В этом простодушном наставлении старой кухарки, как с Божией помощью обмануть ближних и соблюсти свои интересы - замечательная фиксация её религии и нравственности без прикрас. Действительно, чего бы лучше: заставить, припугнуть, первый брак доктора расторгнуть, имение сбежавшей жены продать, с отцом помириться. Но Мисаил и Клеопатра на это не способны, Клеопатра умрёт, родив Мисаилу племянницу, которую он и будет воспитывать без помощи от своего или её отца, по-прежнему зарабатывая на жизнь тяжёлым трудом.
«Если бы у меня была охота заказать себе кольцо, то я выбрал бы такую надпись: «ничто не проходит». Я верю, что ничто не проходит бесследно и что каждый малейший шаг наш имеет значение для настоящей и будущей жизни.
То, что я пережил, не прошло даром. Мои большие несчастья, мое терпение тронули сердца обывателей, и теперь меня уже не зовут маленькой пользой, не смеются надо мною, и, когда я прохожу торговыми рядами, меня уже не обливают водой. К тому, что я стал рабочим, уже привыкли и не видят ничего странного в том, что я, дворянин, ношу ведра с краской и вставляю стекла; напротив, мне охотно дают заказы, и я считаюсь уже хорошим мастером и лучшим подрядчиком, после Редьки, который хотя и выздоровел и хотя по-прежнему красит без подмостков купола на колокольнях, но уже не в силах управляться с ребятами; вместо него я теперь бегаю по городу и ищу заказов, я нанимаю и рассчитываю ребят, я беру деньги взаймы под большие проценты. И теперь, ставши подрядчиком, я понимаю, как это из-за грошового заказа можно дня по три бегать по городу и искать кровельщиков. Со мною вежливы, говорят мне вы, и в домах, где я работаю, меня угощают чаем и присылают спросить, не хочу ли я обедать. Дети и девушки часто приходят и с любопытством и с грустью смотрят на меня».

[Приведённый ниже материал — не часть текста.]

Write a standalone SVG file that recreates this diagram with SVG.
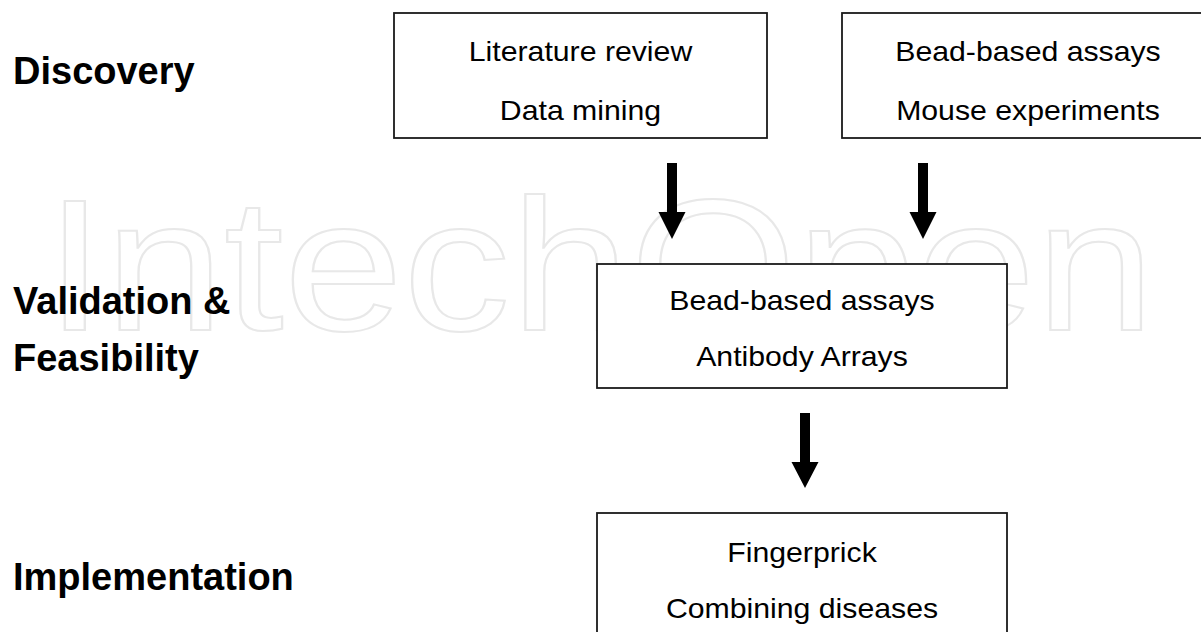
<svg xmlns="http://www.w3.org/2000/svg" width="1201" height="632" viewBox="0 0 1201 632">
<style>
.box{fill:#fff;stroke:#1a1a1a;stroke-width:1.8}
.t{font-family:"Liberation Sans",Arial,sans-serif;font-size:28px;fill:#000;text-anchor:middle}
.lab{font-family:"Liberation Sans",Arial,sans-serif;font-size:38px;font-weight:bold;fill:#000}
.arr{fill:#000}
.wm{font-family:"Liberation Sans",Arial,sans-serif;font-size:188px;fill:none;stroke:#e8e8e8;stroke-width:2}
</style>
<rect width="1201" height="632" fill="#fff"/>
<g id="watermark"><text class="wm" x="45" y="330" textLength="1110" lengthAdjust="spacingAndGlyphs">IntechOpen</text></g>
<g id="labels">
<text class="lab" x="13" y="84">Discovery</text>
<text class="lab" x="13" y="314">Validation &amp;</text>
<text class="lab" x="13" y="371">Feasibility</text>
<text class="lab" x="13" y="590">Implementation</text>
</g>
<g id="node-literature">
<rect class="box" x="394" y="13" width="373" height="125"/>
<text class="t" transform="translate(580.5 61) scale(1.08 1)">Literature review</text>
<text class="t" transform="translate(580.5 120) scale(1.08 1)">Data mining</text>
</g>
<g id="node-bead-mouse">
<rect class="box" x="842" y="13" width="372" height="125"/>
<text class="t" transform="translate(1028 61) scale(1.08 1)">Bead-based assays</text>
<text class="t" transform="translate(1028 120) scale(1.08 1)">Mouse experiments</text>
</g>
<g id="node-validation">
<rect class="box" x="597" y="264" width="410" height="124"/>
<text class="t" transform="translate(802 310) scale(1.08 1)">Bead-based assays</text>
<text class="t" transform="translate(802 366) scale(1.08 1)">Antibody Arrays</text>
</g>
<g id="node-implementation">
<rect class="box" x="597" y="513" width="410" height="130"/>
<text class="t" transform="translate(802 562) scale(1.08 1)">Fingerprick</text>
<text class="t" transform="translate(802 618) scale(1.08 1)">Combining diseases</text>
</g>
<g id="connectors">
<path class="arr" d="M667 163H677V212H685.5L672 239L658.5 212H667Z"/>
<path class="arr" d="M918 163H928V212H936.5L923 239L909.5 212H918Z"/>
<path class="arr" d="M800 413H810V462H818.5L805 488L791.5 462H800Z"/>
</g>
</svg>
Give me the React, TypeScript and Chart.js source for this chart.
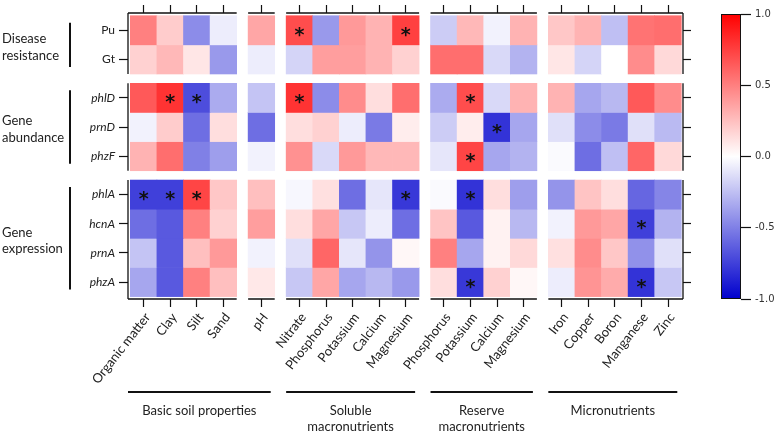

Повесть датируется 1896-м годом, через 20 лет её герою будет около 50, а его маленькая племянница вырастет и, вполне возможно, станет наследницей имения дедушки. Что с ними могло бы случиться в революцию - додумывать и просто, и тяжело. Просто, поскольку известна судьба их сословия, а тяжело - потому что Чехов не сопрягается с революцией, взять хотя бы этот финал:»мои несчастья и терпение тронули сердца обывателей».
То есть ещё за 20 лет до катастрофы можно было так писать, представлять какую-то другую развязку, в свете которой толстовство предстаёт не как анархическая крайность и ересь, а как трудный, но возможный путь обновления и примирения.
Но нет, «тля ест траву, ржа - железо, а лжа - душу», и чтобы очистить проржавевшие души, посильнее грянет буря, нежели можно было вообразить.